A Plea to My Fellow PCA Pastors
I am a convert to Presbyterianism. I came running from the vague and confusing world of broad evangelicalism. For several years prior to my taking vows in the PCA I, like so many of you, read quite a bit about the history of Presbyterianism in the United States. One of the things we know from the history of Presbyterianism and of all Christian denominations is that liberalism comes easy. It seems to be the natural drift of all denominations, seminaries, and churches unless deliberate measures are taken to ensure confessional fidelity. Faithfulness to confessional standards requires effort and discipline.
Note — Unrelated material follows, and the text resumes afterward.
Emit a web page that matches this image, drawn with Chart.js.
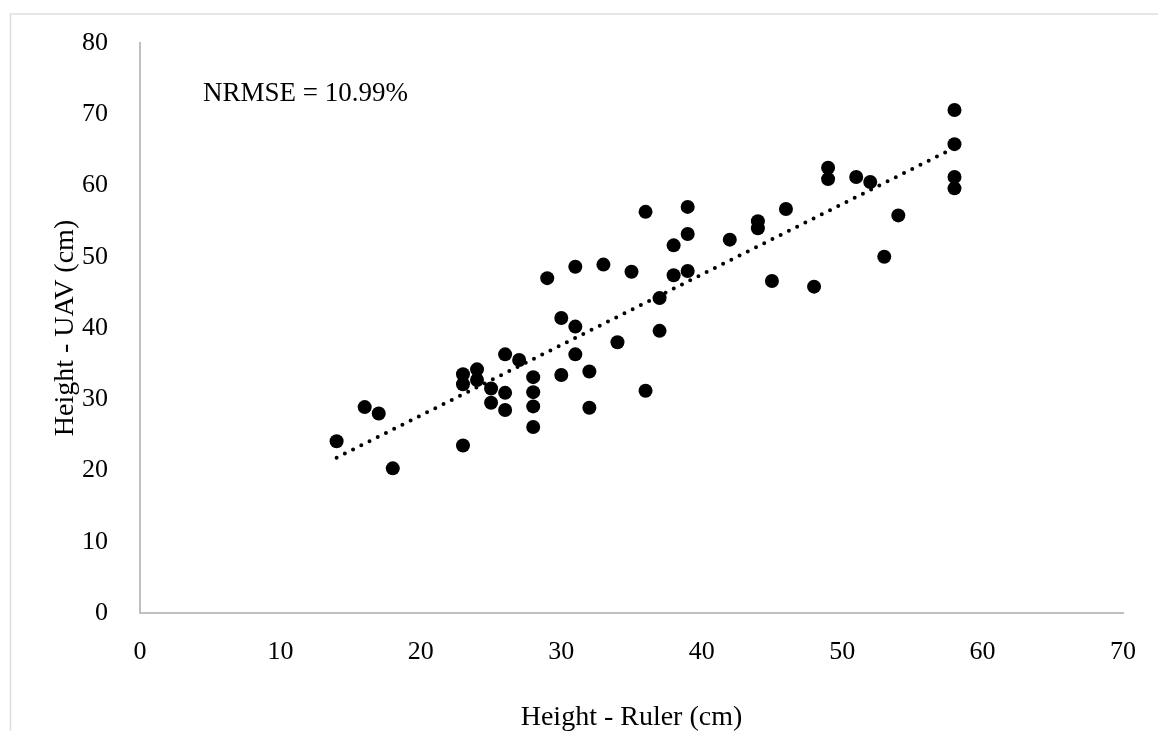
<!DOCTYPE html>
<html>
<head>
<meta charset="utf-8">
<script src="https://cdn.jsdelivr.net/npm/chart.js@4.4.0/dist/chart.umd.min.js"></script>
<style>
  html, body { margin: 0; padding: 0; background: #fff; overflow: hidden; }
  #wrap { width: 1158px; height: 760px; }
</style>
</head>
<body>
<div id="wrap"><canvas id="chart"></canvas></div>
<script>
// ruler height (x) and UAV height (y)
const rulerHeights = [14, 16, 17, 18, 23, 23, 23, 24, 24, 25, 25, 26, 26, 26, 27, 28, 28, 28, 28,
  29, 30, 30, 31, 31, 31, 32, 32, 33, 34, 35, 36, 36, 37, 37, 38, 38, 39, 39, 39,
  42, 44, 44, 45, 46, 48, 49, 49, 51, 52, 53, 54, 58, 58, 58, 58];
const uavHeights = [24.1, 28.9, 28.0, 20.3, 23.5, 33.5, 32.1, 34.2, 32.7, 31.5, 29.5, 36.3, 30.9, 28.5, 35.5, 33.1, 31.0, 29.0, 26.1,
  47.0, 41.4, 33.4, 48.6, 40.2, 36.3, 33.9, 28.8, 48.9, 38.0, 47.9, 56.3, 31.2, 44.2, 39.6, 51.6, 47.4, 57.0, 53.2, 48.0,
  52.4, 55.0, 54.0, 46.6, 56.7, 45.8, 62.5, 60.9, 61.2, 60.5, 50.0, 55.8, 70.6, 65.8, 61.2, 59.6];

// linear trendline ends
const trendX = [14, 58];
const trendY = [21.8, 65.3];

const annotationText = 'NRMSE = 10.99%';
const serif = "'Liberation Serif', 'Times New Roman', serif";

const points = rulerHeights.map((x, i) => ({ x: x, y: uavHeights[i] }));
const trend = trendX.map((x, i) => ({ x: x, y: trendY[i] }));

const frameAndNote = {
  id: 'frameAndNote',
  beforeDraw(chart) {
    const ctx = chart.ctx;
    ctx.save();
    ctx.strokeStyle = '#dedede';
    ctx.lineWidth = 1.5;
    ctx.strokeRect(10.5, 14, 1300, 900);
    ctx.restore();
  },
  afterDraw(chart) {
    const ctx = chart.ctx;
    ctx.save();
    ctx.fillStyle = '#000';
    ctx.font = '27px ' + serif;
    ctx.textBaseline = 'alphabetic';
    ctx.fillText(annotationText, 203, 100.5);
    ctx.restore();
  }
};

new Chart(document.getElementById('chart').getContext('2d'), {
  type: 'scatter',
  data: {
    datasets: [
      {
        label: 'trend',
        data: trend,
        showLine: true,
        borderColor: '#000',
        borderWidth: 4,
        borderDash: [0, 9.2],
        borderCapStyle: 'round',
        pointRadius: 0,
        fill: false,
        order: 2
      },
      {
        label: 'Height',
        data: points,
        backgroundColor: '#000',
        borderColor: '#000',
        pointRadius: 7,
        pointBorderWidth: 0,
        order: 1
      }
    ]
  },
  options: {
    responsive: true,
    maintainAspectRatio: false,
    animation: false,
    layout: { padding: { top: 43, right: 35, left: 0, bottom: 0 } },
    plugins: {
      legend: { display: false },
      tooltip: { enabled: false }
    },
    scales: {
      x: {
        type: 'linear',
        min: 0,
        max: 70,
        grid: { display: false },
        border: { display: true, color: '#bfbfbf', width: 2 },
        ticks: {
          stepSize: 10,
          padding: 16,
          color: '#000',
          font: { family: serif, size: 26 }
        },
        title: {
          display: true,
          text: 'Height - Ruler (cm)',
          color: '#000',
          font: { family: serif, size: 28 },
          padding: { top: 0, bottom: 26 }
        },
        afterFit(scale) { scale.height = 147; }
      },
      y: {
        type: 'linear',
        min: 0,
        max: 80,
        grid: { display: false },
        border: { display: true, color: '#bfbfbf', width: 2 },
        ticks: {
          stepSize: 10,
          padding: 24,
          color: '#000',
          font: { family: serif, size: 26 }
        },
        title: {
          display: true,
          text: 'Height - UAV (cm)',
          color: '#000',
          font: { family: serif, size: 28 },
          padding: { top: 49, bottom: 0 }
        },
        afterFit(scale) { scale.width = 140; }
      }
    }
  },
  plugins: [frameAndNote]
});
</script>
</body>
</html>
The PCA was formed precisely because the Presbyterian Church (US) had drifted far from Scripture and Reformed confessional standards. Could it be that the PCA is facing in the not too distant future a similar crisis?
Don’t misunderstand. I am not suggesting that the PCA is in the same shape as the PC(US) in the 1960’s and 70’s. That would be an egregious overstatement. The problem however is that denominations, if they act at all against the drift into liberalism, seem to always act too late. I once asked a faculty member at a confessional seminary about a crisis they faced in the recent past. My question was, “How did the conservatives at the seminary allow the place to begin drifting into liberalism?” His answer was illuminating. He said, “Conservatives, in these situations, are always playing catch up because they just assume people will stay true to their vows and not organize to change the institution. By the time the conservatives notice that a serious drift has occurred,” he explained, “it is often too late.”
Indeed.
I understand that not everyone desires to be a minister in a Christian denomination that holds to the Westminster Standards and Book of Church Order (PCA). I understand that some men want to serve in an Anglican communion. They appreciate the doctrine and practices of Anglicanism. Others desire to hold to the Westminster Standards but they believe that women ought to be ordained to church office. Perhaps they believe it is time for the church to reconsider what it has always believed about homosexuality. What I do not understand is why such brothers took sacred vows to serve in the PCA.
If you love Anglicanism by all means be an Anglican. I know some wonderful Anglican brothers and sisters. If you desire to ordain women then transfer to the EPC or RCA. They will happily allow you to do that. But out of respect for the sacred vows you took, your fellow presbyters, and the flock you oversee do not seek to change the PCA into something it is not.
I offer these words without tooth or claw. I am not shouting. But I am dismayed. In the nearly four years I have been a Teaching Elder in the PCA I have seen, read, and heard no small measure of sermons, articles, practices, and pleas which directly conflict with our confessional standards (It was acknowledged from the floor of the 2016 General Assembly, from a sympathetic voice, that many of our churches are not in alignment with the BCO regarding women in ministry). I am alarmed by the growing fascination in the PCA with what seems to be a new awakening of the social gospel which has only ever ended in apostasy.
Like all of you I desperately desire for the PCA to remain faithful rather than to end up on the garbage heap of protestant liberalism. So let us renew our knowledge of and commitment to the Standards to which we took sacred vows. And if you find that you no longer hold to the Westminster Standards and the Book of Church Order then do the right thing.